I have studied this post carefully, and have come to two very scientificish conclusions based on your findings:

1. My first thought is that I would like to visit this "A-O-MO-RI" upon my next trip to Japan; but then my second thought goes, "Really?"

2. I now greedily desire for my own uses one of these Sweaters; I feel I could do amazing things with one in my possession, things like

- stay warm
- be wearing a sweater
- look like someone wearing a sweater
- be warmer
- write blog posts about my own sweater
- listen to "Autumn Sweater" by Yo La Tengo on repeat and feel a sense of solidarity and belonging
- etc.

Your re-search is always helpful to me, my friend, and I thank you heartily for this post.

Yea, hearty thanks indeed.

I've lost my mind.


K.E.D.:

This post is so very Isabella Bird of you.
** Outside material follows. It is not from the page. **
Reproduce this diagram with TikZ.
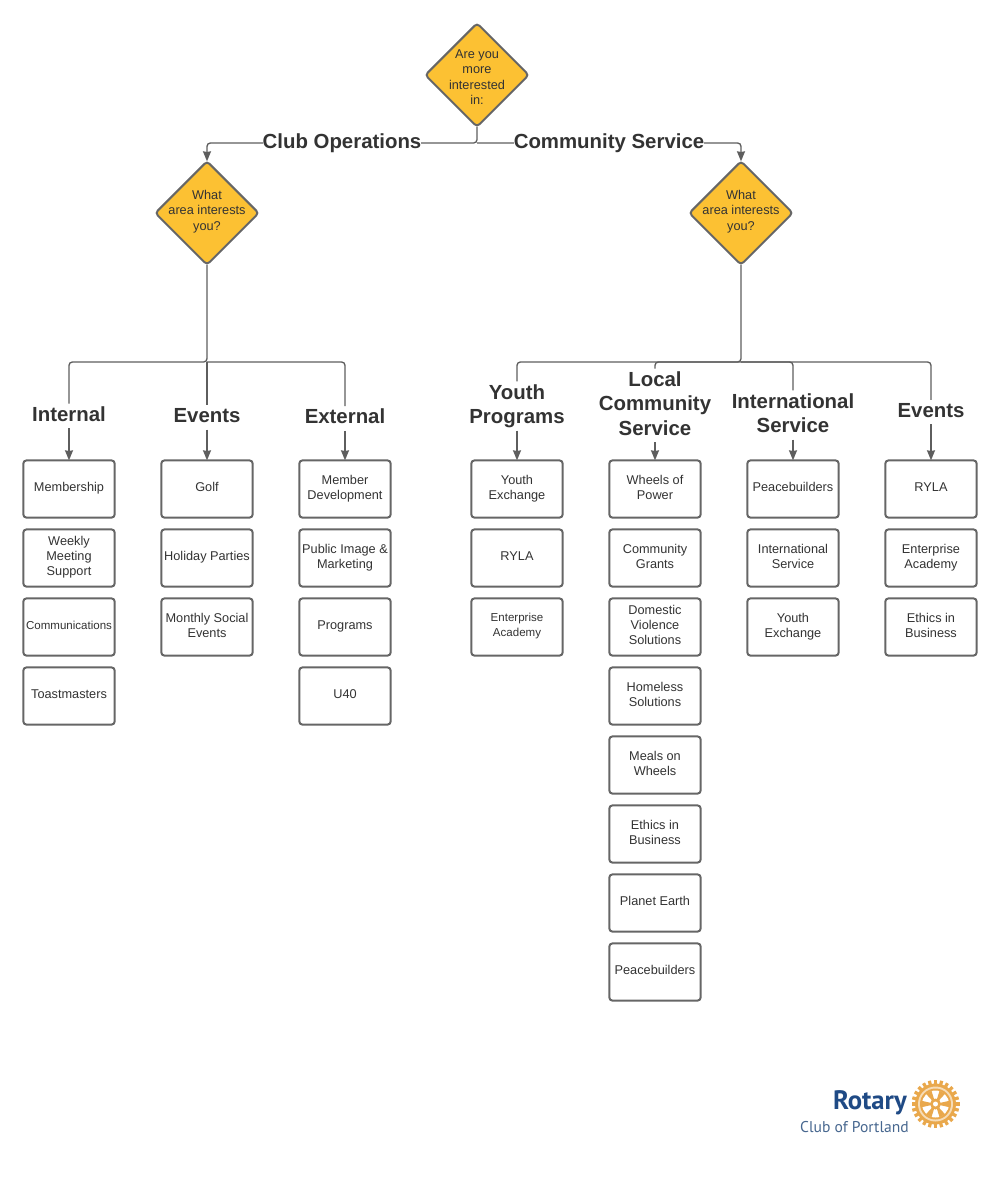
\documentclass[tikz,border=0pt]{standalone}
\usepackage{fontspec}
\setmainfont{Liberation Sans}
\newfontfamily\logofont{PT Sans}
\usetikzlibrary{shapes.geometric,arrows.meta}
\definecolor{linegray}{HTML}{5E5E5E}
\definecolor{boxgray}{HTML}{666666}
\definecolor{txtgray}{HTML}{333333}
\definecolor{decgold}{HTML}{FCC133}
\definecolor{wheelgold}{HTML}{E9A84C}
\definecolor{rotaryblue}{HTML}{1F4A85}
\definecolor{clubblue}{HTML}{47678F}
\tikzset{
  decision/.style={diamond,draw=boxgray,fill=decgold,line width=1.5pt,rounded corners=2.5pt,minimum width=77.5pt,minimum height=77.5pt,inner sep=0pt,outer sep=0pt},
  dectxt/.style={align=center,text=txtgray,font=\fontsize{9.55}{11.5}\selectfont},
  itembox/.style={rectangle,draw=boxgray,line width=1.5pt,rounded corners=2.5pt,minimum width=68.6pt,minimum height=43pt,inner sep=0pt,outer sep=0pt,align=center,text=txtgray,text depth=3pt,font=\fontsize{9.55}{11.3}\selectfont},
  smallbox/.style={itembox,font=\fontsize{8.65}{11.3}\selectfont},
  branch/.style={fill=white,align=center,text=txtgray,inner xsep=0pt,inner ysep=2.3pt,outer sep=0pt,text depth=3pt,font=\fontsize{15.3}{18.4}\selectfont\bfseries},
  flow/.style={draw=linegray,line width=1pt,rounded corners=2.5pt},
  flowarrow/.style={flow,->}
}
\begin{document}
\begin{tikzpicture}[x=.75pt,y=-.75pt,>={Stealth[length=7.5pt,width=6pt,inset=.5pt]}]
\useasboundingbox[fill=white] (0,0) rectangle (1000,1190);

% questions
\node[decision] (q0) at (477,75) {};
\node[decision] (q1) at (207,213) {};
\node[decision] (q2) at (741,213) {};
\node[dectxt] (q0txt) at (477,77) {Are you\\more\\interested\\in:};
\node[dectxt] (q1txt) at (207,211.5) {What\\area interests\\you?};
\node[dectxt] (q2txt) at (741,211.5) {What\\area interests\\you?};

\coordinate (j0) at (477,143);
\coordinate (j1) at (207,362);
\coordinate (j2) at (741,362);

\draw[flowarrow] (q0.south)--(j0)-|(q1.north);
\draw[flowarrow] (j0)-|(q2.north);
\node[branch] (clubops) at (342,143) {Club Operations};
\node[branch] (commserv) at (609,143) {Community Service};

% branch titles
\node[branch] (internal) at (69,416) {Internal};
\node[branch] (eventsa) at (207,417.5) {Events};
\node[branch] (external) at (345,418.5) {External};
\node[branch] (youth) at (517,406) {Youth\\Programs};
\node[branch] (local) at (655,405.5) {Local\\Community\\Service};
\node[branch] (intl) at (793,415) {International\\Service};
\node[branch] (eventsb) at (931,412) {Events};

\draw[flow] (q1.south)--(j1)-|(internal.north);
\draw[flow] (j1)--(eventsa.north);
\draw[flow] (j1)-|(external.north);
\draw[flow] (q2.south)--(j2)-|(youth.north);
\draw[flow] (j2)-|(local.north);
\draw[flow] (j2)-|(intl.north);
\draw[flow] (j2)-|(eventsb.north);

% Internal
\node[itembox] (a1) at (69,489) {Membership};
\node[itembox] (a2) at (69,558) {Weekly\\Meeting\\Support};
\node[smallbox] (a3) at (69,627) {Communications};
\node[itembox] (a4) at (69,696) {Toastmasters};
% Events
\node[itembox] (b1) at (207,489) {Golf};
\node[itembox] (b2) at (207,558) {Holiday Parties};
\node[itembox] (b3) at (207,627) {Monthly Social\\Events};
% External
\node[itembox] (c1) at (345,489) {Member\\Development};
\node[itembox] (c2) at (345,558) {Public Image \&\\Marketing};
\node[itembox] (c3) at (345,627) {Programs};
\node[itembox] (c4) at (345,696) {U40};
% Youth Programs
\node[itembox] (d1) at (517,489) {Youth\\Exchange};
\node[itembox] (d2) at (517,558) {RYLA};
\node[smallbox] (d3) at (517,627) {Enterprise\\Academy};
% Local Community Service
\node[itembox] (e1) at (655,489) {Wheels of\\Power};
\node[itembox] (e2) at (655,558) {Community\\Grants};
\node[itembox] (e3) at (655,627) {Domestic\\Violence\\Solutions};
\node[itembox] (e4) at (655,696) {Homeless\\Solutions};
\node[itembox] (e5) at (655,765) {Meals on\\Wheels};
\node[itembox] (e6) at (655,834) {Ethics in\\Business};
\node[itembox] (e7) at (655,903) {Planet Earth};
\node[itembox] (e8) at (655,972) {Peacebuilders};
% International Service
\node[itembox] (f1) at (793,489) {Peacebuilders};
\node[itembox] (f2) at (793,558) {International\\Service};
\node[itembox] (f3) at (793,627) {Youth\\Exchange};
% Events
\node[itembox] (g1) at (931,489) {RYLA};
\node[itembox] (g2) at (931,558) {Enterprise\\Academy};
\node[itembox] (g3) at (931,627) {Ethics in\\Business};

\draw[flowarrow] (internal.south)--(a1.north);
\draw[flowarrow] (eventsa.south)--(b1.north);
\draw[flowarrow] (external.south)--(c1.north);
\draw[flowarrow] (youth.south)--(d1.north);
\draw[flowarrow] (local.south)--(e1.north);
\draw[flowarrow] (intl.south)--(f1.north);
\draw[flowarrow] (eventsb.south)--(g1.north);

% logo
\node[text=rotaryblue,anchor=east,inner sep=0pt,font=\logofont\fontsize{20}{20}\selectfont\bfseries] (rotary) at (907,1103) {Rotary};
\node[text=clubblue,anchor=east,inner sep=0pt,font=\logofont\fontsize{11.7}{12}\selectfont] (club) at (909,1127) {Club of Portland};
\coordinate (hub) at (935.5,1104);
\foreach \a in {0,15,...,345}
  \draw[wheelgold,line width=2.4pt] (hub)+(\a:19)--+(\a:24);
\fill[wheelgold] (hub) circle(20.5);
\fill[white!60!wheelgold] (hub) circle(17.5);
\fill[wheelgold] (hub) circle(15.5);
\fill[white] (hub) circle(13.5);
\foreach \a in {0,60,...,300}
  \fill[wheelgold] (hub)+(\a-14:4)--+(\a-13:14)--+(\a+13:14)--+(\a+14:4)--cycle;
\fill[wheelgold] (hub) circle(5.5);
\fill[white] (hub) circle(2.5);
\end{tikzpicture}
\end{document}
As part of my trip to Hokkaido, we were forced to read numerous travel accounts about Hokkaido that sounded EXACTLY LIKE THIS. Good job.


gme:

I attended a wedding in Akita a while ago that fitted the blueprint of the Banquet Hall part more or less exactly, save that I was cajoled at the last minute into making a speech despite having politely but firmly refused to do so well in advance. (Fortunately my well-trained Token Gaijin Sense had started tingling early that morning and I'd written one anyway just in case; I have seen the hell that awaits dwellers of the Barbarous Lands beyond the borders of Jipangu who try to extemporise speeches in the formal tongue of this Nation.)


Justin:

Good heavens, man, must you use so many confounded italic typesettings?

It really is a dreadful strain on the eyes, old boy.


Matt:

How gratifying a Thing it is to find my modest Monograph of such apparent utility to so many! The Society will be overjoyed.

Justin: As I employed the EM Tag rather than the I Tag, you may find it preferable to set your Browser to ignore them.

GME: Indeed! I found out almost too late as I was one of three foreigners there and the organizer gave a heads-up to the wrong person.